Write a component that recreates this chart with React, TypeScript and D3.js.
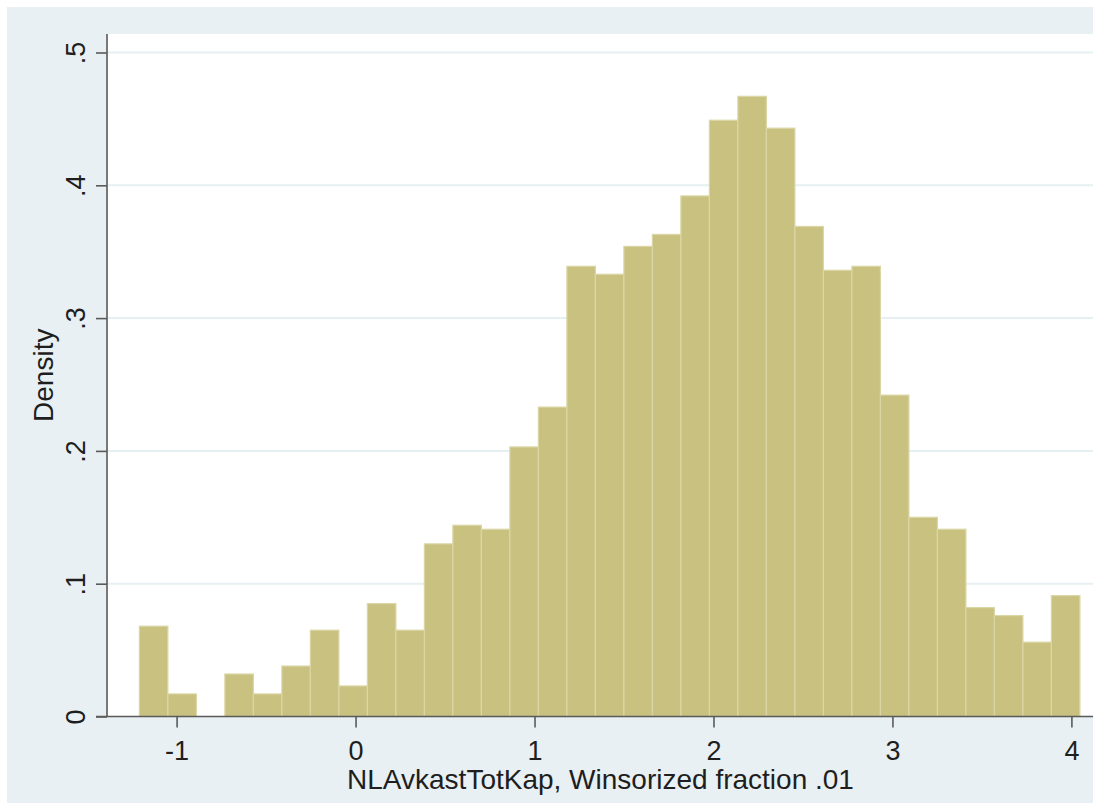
import React, { useEffect, useRef } from 'react';
import * as d3 from 'd3';

// histogram bins (start, width) and densities
const binStart = -1.208;
const binWidth = 0.15926;
const densities = [
  0.068, 0.017, 0, 0.032, 0.017, 0.038, 0.065, 0.023, 0.085, 0.065,
  0.130, 0.144, 0.141, 0.203, 0.233, 0.339, 0.333, 0.354, 0.363, 0.392,
  0.449, 0.467, 0.443, 0.369, 0.336, 0.339, 0.242, 0.150, 0.141, 0.082,
  0.076, 0.056, 0.091
];
const xTicks = [-1, 0, 1, 2, 3, 4];
const yTicks = [0, 0.1, 0.2, 0.3, 0.4, 0.5];
const xTitle = 'NLAvkastTotKap, Winsorized fraction .01';
const yTitle = 'Density';

export default function App() {
  const svgRef = useRef<SVGSVGElement | null>(null);

  useEffect(() => {
    const W = 1093;
    const H = 803;
    const plot = { left: 108, top: 34, right: 1093, bottom: 716.5 };
    const font = 'Liberation Sans, Arial, sans-serif';

    d3.select(svgRef.current).selectAll('*').remove();
    const svg = d3.select(svgRef.current).attr('width', W).attr('height', H);

    // outer graph region
    svg.append('rect')
      .attr('x', 7).attr('y', 7)
      .attr('width', W - 7).attr('height', H - 7)
      .attr('fill', '#e8f0f3');

    // plot region
    svg.append('rect')
      .attr('x', plot.left).attr('y', plot.top)
      .attr('width', plot.right - plot.left).attr('height', plot.bottom - plot.top)
      .attr('fill', '#ffffff');

    const xScale = d3.scaleLinear().domain([-1, 4]).range([176.6, 1071.4]);
    const yScale = d3.scaleLinear().domain([0, 0.5]).range([716.5, 52.5]);

    // grid lines
    svg.append('g')
      .selectAll('line')
      .data(yTicks.filter(d => d > 0))
      .enter()
      .append('line')
      .attr('x1', plot.left).attr('x2', plot.right)
      .attr('y1', d => yScale(d)).attr('y2', d => yScale(d))
      .attr('stroke', '#e6eff2')
      .attr('stroke-width', 2);

    // bars
    const bins = densities.map((d, i) => ({
      x0: binStart + i * binWidth,
      x1: binStart + (i + 1) * binWidth,
      d
    }));

    svg.append('g')
      .selectAll('rect')
      .data(bins.filter(b => b.d > 0))
      .enter()
      .append('rect')
      .attr('x', b => xScale(b.x0))
      .attr('y', b => yScale(b.d))
      .attr('width', b => xScale(b.x1) - xScale(b.x0))
      .attr('height', b => yScale(0) - yScale(b.d))
      .attr('fill', '#c9c17f')
      .attr('stroke', '#dbd6a6')
      .attr('stroke-width', 1.2);

    // Y axis
    const yAxis = svg.append('g')
      .attr('transform', `translate(${plot.left - 1},0)`)
      .call(d3.axisLeft(yScale)
        .tickValues(yTicks)
        .tickSize(11)
        .tickPadding(0)
        .tickFormat(d => (+d === 0 ? '0' : d3.format('.1f')(+d).replace(/^0/, ''))));
    yAxis.select('.domain')
      .attr('d', `M0,${plot.top}V${plot.bottom + 0.5}`)
      .attr('stroke', '#5a5a5a')
      .attr('stroke-width', 1.6);
    yAxis.selectAll('.tick line').attr('stroke', '#5a5a5a').attr('stroke-width', 1.6);
    yAxis.selectAll('.tick text')
      .attr('x', null).attr('dy', null)
      .attr('transform', 'translate(-22,0) rotate(-90)')
      .attr('text-anchor', 'middle')
      .attr('fill', '#1e1e1e')
      .attr('font-family', font)
      .attr('font-size', 27);

    // X axis
    const xAxis = svg.append('g')
      .attr('transform', `translate(0,${plot.bottom})`)
      .call(d3.axisBottom(xScale).tickValues(xTicks).tickSize(11).tickFormat(d => String(d)));
    xAxis.select('.domain')
      .attr('d', `M${plot.left - 12},0H${plot.right}`)
      .attr('stroke', '#5a5a5a')
      .attr('stroke-width', 1.6);
    xAxis.selectAll('.tick line').attr('stroke', '#5a5a5a').attr('stroke-width', 1.6);
    xAxis.selectAll('.tick text')
      .attr('y', 43.5).attr('dy', null)
      .attr('fill', '#1e1e1e')
      .attr('font-family', font)
      .attr('font-size', 27);

    // axis titles
    svg.append('text')
      .attr('x', (plot.left + plot.right) / 2)
      .attr('y', 789)
      .attr('text-anchor', 'middle')
      .attr('fill', '#1e1e1e')
      .attr('font-family', font)
      .attr('font-size', 28)
      .text(xTitle);

    svg.append('text')
      .attr('transform', `translate(53,${(plot.top + plot.bottom) / 2}) rotate(-90)`)
      .attr('text-anchor', 'middle')
      .attr('fill', '#1e1e1e')
      .attr('font-family', font)
      .attr('font-size', 28)
      .text(yTitle);
  }, []);

  return (
    <svg ref={svgRef} style={{ position: 'absolute', left: 0, top: 0, display: 'block' }}></svg>
  );
}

•••

**Set task:**
In the material above, find each line that contains the word "React", and select it.

**Response:**
Write a component that recreates this chart with React, TypeScript and D3.js.
import React, { useEffect, useRef } from 'react';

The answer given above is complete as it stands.